TASK BRIEF ::
Extract each line of the records below that contains the word "Write".

Code that draws figures ::
================

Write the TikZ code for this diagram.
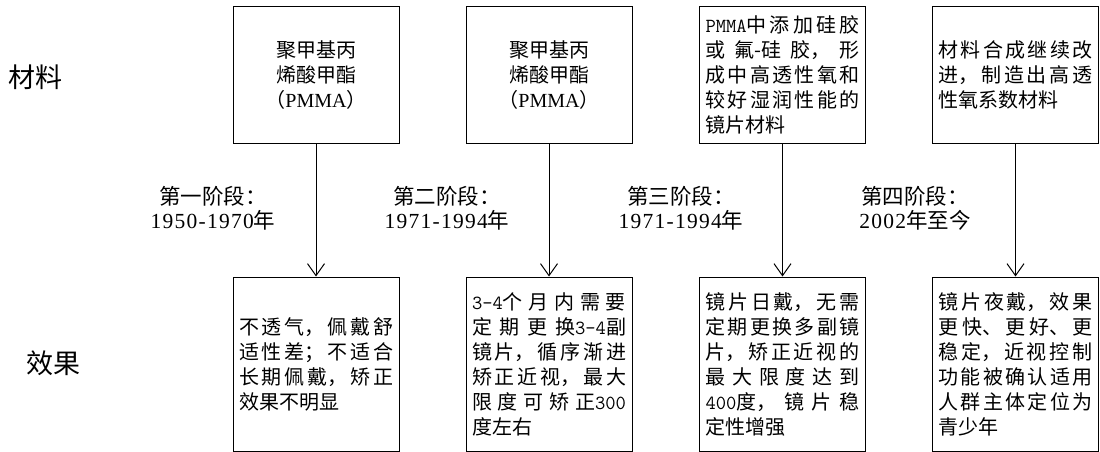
\documentclass[tikz,border=0pt]{standalone}
\usepackage{fontspec}
\setmainfont{Liberation Serif}
\newfontfamily\cjk{Noto Sans CJK SC}
\newfontfamily\stagenum{Liberation Serif}[LetterSpace=6]
\usetikzlibrary{arrows.meta}
\XeTeXlinebreaklocale "zh"
\XeTeXlinebreakskip=0pt plus 4pt
\XeTeXlinebreakpenalty=0
\tolerance=9999
\pretolerance=-1
\tikzset{
  frame/.style={draw, line width=1pt, inner xsep=0pt, inner ysep=0pt},
  topbox/.style={frame, minimum width=166pt, minimum height=136pt},
  botbox/.style={frame, minimum width=166pt, minimum height=174pt},
  ctext/.style={align=center, font=\cjk\fontsize{20}{25}\selectfont},
  jtext/.style={text width=154pt, align=justify, font=\cjk\fontsize{20}{25}\selectfont},
  rowlabel/.style={font=\cjk\fontsize{27}{30}\selectfont},
  stage/.style={align=center, font=\stagenum\fontsize{21.5}{24}\selectfont},
  link/.style={line width=1pt, -{Straight Barb[length=12pt,width=17pt]}},
}
\begin{document}
\begin{tikzpicture}[x=1pt,y=-1pt]
\useasboundingbox (0,0) rectangle (1100,452);
% row labels
\node[rowlabel] (lmat) at (36,77) {材料};
\node[rowlabel] (leff) at (54,363) {效果};
% top boxes
\node[topbox,ctext] (t1) at (316,75) {聚甲基丙\\烯酸甲酯\\（{\rmfamily PMMA}）};
\node[topbox,ctext] (t2) at (549,75) {聚甲基丙\\烯酸甲酯\\（{\rmfamily PMMA}）};
\node[topbox,jtext] (t3) at (782.5,75) {{\ttfamily PMMA}中添加硅胶\linebreak 或氟-硅胶，形\linebreak 成中高透性氧和\linebreak 较好湿润性能的\linebreak 镜片材料};
\node[topbox,jtext] (t4) at (1015.5,75) {材料合成继续改\linebreak 进，制造出高透\linebreak 性氧系数材料};
% bottom boxes
\node[botbox,jtext] (b1) at (316,364) {不透气，佩戴舒\linebreak 适性差；不适合\linebreak 长期佩戴，矫正\linebreak 效果不明显};
\node[botbox,jtext] (b2) at (549,364) {{\ttfamily 3-4}个月内需要\linebreak 定期更换{\ttfamily 3-4}副\linebreak 镜片，循序渐进\linebreak 矫正近视，最大\linebreak 限度可矫正{\ttfamily 300}\linebreak 度左右};
\node[botbox,jtext] (b3) at (782.5,364) {镜片日戴，无需\linebreak 定期更换多副镜\linebreak 片，矫正近视的\linebreak 最大限度达到\linebreak {\ttfamily 400}度，镜片稳\linebreak 定性增强};
\node[botbox,jtext] (b4) at (1015.5,364) {镜片夜戴，效果\linebreak 更快、更好、更\linebreak 稳定，近视控制\linebreak 功能被确认适用\linebreak 人群主体定位为\linebreak 青少年};
% stage labels
\node[stage] (s1) at (213,208) {{\cjk 第一阶段：}\\1950-1970{\cjk 年}};
\node[stage] (s2) at (447,208) {{\cjk 第二阶段：}\\1971-1994{\cjk 年}};
\node[stage] (s3) at (681,208) {{\cjk 第三阶段：}\\1971-1994{\cjk 年}};
\node[stage] (s4) at (915,208) {{\cjk 第四阶段：}\\2002{\cjk 年至今}};
% connectors
\draw[link] (t1) -- (b1);
\draw[link] (t2) -- (b2);
\draw[link] (t3) -- (b3);
\draw[link] (t4) -- (b4);
\end{tikzpicture}
\end{document}
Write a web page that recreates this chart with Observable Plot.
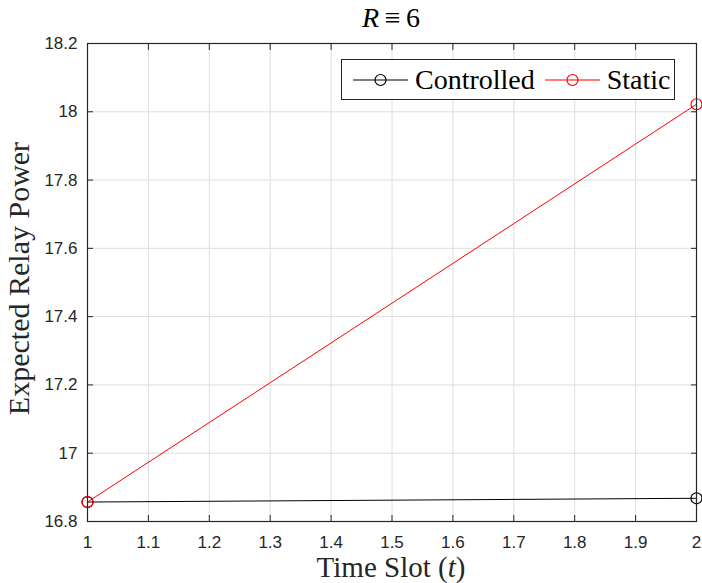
<!DOCTYPE html>
<html>
<head>
<meta charset="utf-8">
<script src="https://cdn.jsdelivr.net/npm/d3@7"></script>
<script src="https://cdn.jsdelivr.net/npm/@observablehq/plot@0.6"></script>
<style>
  html, body { margin: 0; padding: 0; background: #fff; }
  #wrap { position: relative; width: 702px; height: 583px; }
  .serif { font-family: "Liberation Serif", "DejaVu Serif", serif; color: #262626; position: absolute; white-space: nowrap; }
  .legtext { font-family: "Liberation Serif", "DejaVu Serif", serif; font-size: 28px; color: #000; white-space: nowrap; line-height: 32px; }
</style>
</head>
<body>
<div id="wrap"></div>
<script>
const timeSlots = [1, 2];
const controlled = [16.857, 16.868];
const staticVals = [16.857, 18.022];
const seriesNames = ["Controlled", "Static"];
const seriesColors = ["#000000", "#ff0000"];
const xTicks = [1, 1.1, 1.2, 1.3, 1.4, 1.5, 1.6, 1.7, 1.8, 1.9, 2];
const xTickLabels = ["1", "1.1", "1.2", "1.3", "1.4", "1.5", "1.6", "1.7", "1.8", "1.9", "2"];
const yTicks = [16.8, 17, 17.2, 17.4, 17.6, 17.8, 18, 18.2];
const yTickLabels = ["16.8", "17", "17.2", "17.4", "17.6", "17.8", "18", "18.2"];

const data = [];
timeSlots.forEach((t, i) => {
  data.push({t, v: controlled[i], s: seriesNames[0]});
  data.push({t, v: staticVals[i], s: seriesNames[1]});
});

const tickColor = "#262626";
const chart = Plot.plot({
  width: 702,
  height: 583,
  marginLeft: 87,
  marginRight: 6,
  marginTop: 43,
  marginBottom: 62,
  style: {fontFamily: "Liberation Sans, Arial, sans-serif", fontSize: "17px", color: tickColor, background: "#fff", overflow: "visible"},
  x: {domain: [1, 2]},
  y: {domain: [16.8, 18.2]},
  color: {domain: seriesNames, range: seriesColors},
  marks: [
    Plot.gridX(xTicks, {stroke: "#dedede", strokeOpacity: 1}),
    Plot.gridY(yTicks, {stroke: "#dedede", strokeOpacity: 1}),
    Plot.axisX(xTicks, {anchor: "bottom", tickSize: -6, tickPadding: 20, label: null, tickFormat: d => xTickLabels[xTicks.indexOf(d)], stroke: tickColor, fill: tickColor}),
    Plot.axisX(xTicks, {anchor: "top", tickSize: -6, tickFormat: () => "", label: null, stroke: tickColor}),
    Plot.axisY(yTicks, {anchor: "left", tickSize: -6, tickPadding: 16, label: null, tickFormat: d => yTickLabels[yTicks.indexOf(d)], stroke: tickColor, fill: tickColor}),
    Plot.axisY(yTicks, {anchor: "right", tickSize: -6, tickFormat: () => "", label: null, stroke: tickColor}),
    Plot.line(data, {x: "t", y: "v", z: "s", stroke: "s", strokeWidth: 1}),
    Plot.dot(data, {x: "t", y: "v", stroke: "s", r: 5.5, strokeWidth: 1.2, fill: "none"}),
    Plot.frame({stroke: tickColor, strokeWidth: 1.2}),
    Plot.text(["Expected Relay Power"], {frameAnchor: "left", dx: -68, dy: -4, rotate: -90, textAnchor: "middle", fontFamily: "Liberation Serif, serif", fontSize: 30, fill: tickColor})
  ]
});

const wrap = document.getElementById("wrap");
wrap.appendChild(chart);

const title = document.createElement("div");
title.className = "serif";
title.style.cssText = "left:0;width:782px;text-align:center;top:2px;font-size:28px;line-height:32px;color:#000;";
title.innerHTML = "<i>R</i>&thinsp;\u2261&thinsp;6";
wrap.appendChild(title);

const xl = document.createElement("div");
xl.className = "serif";
xl.style.cssText = "left:0;width:782px;text-align:center;top:554px;font-size:29px;line-height:26px;";
xl.innerHTML = "Time Slot (<i>t</i>)";
wrap.appendChild(xl);

// legend (HTML)
const legend = document.createElement("div");
Object.assign(legend.style, {
  position: "absolute", left: "341px", top: "59px", width: "334px", height: "41px",
  border: "1px solid #262626", background: "#fff", boxSizing: "border-box",
  display: "flex", alignItems: "center", paddingLeft: "10px"
});
seriesNames.forEach((name, i) => {
  const c = seriesColors[i];
  const ns = "http://www.w3.org/2000/svg";
  const svg = document.createElementNS(ns, "svg");
  svg.setAttribute("width", "58");
  svg.setAttribute("height", "20");
  svg.style.flex = "none";
  svg.style.marginRight = "5px";
  const ln = document.createElementNS(ns, "line");
  ln.setAttribute("x1", "1"); ln.setAttribute("x2", "56"); ln.setAttribute("y1", "10"); ln.setAttribute("y2", "10");
  ln.setAttribute("stroke", c); ln.setAttribute("stroke-width", "1.2");
  const ci = document.createElementNS(ns, "circle");
  ci.setAttribute("cx", "28.5"); ci.setAttribute("cy", "10"); ci.setAttribute("r", "5.5");
  ci.setAttribute("fill", "none"); ci.setAttribute("stroke", c); ci.setAttribute("stroke-width", "1.2");
  svg.appendChild(ln); svg.appendChild(ci);
  legend.appendChild(svg);
  const sp = document.createElement("div");
  sp.className = "legtext";
  sp.textContent = name;
  if (i === 0) sp.style.marginRight = "9px";
  legend.appendChild(sp);
});
wrap.appendChild(legend);
</script>
</body>
</html>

================

RESPONSE ::
Write the TikZ code for this diagram.
Write a web page that recreates this chart with Observable Plot.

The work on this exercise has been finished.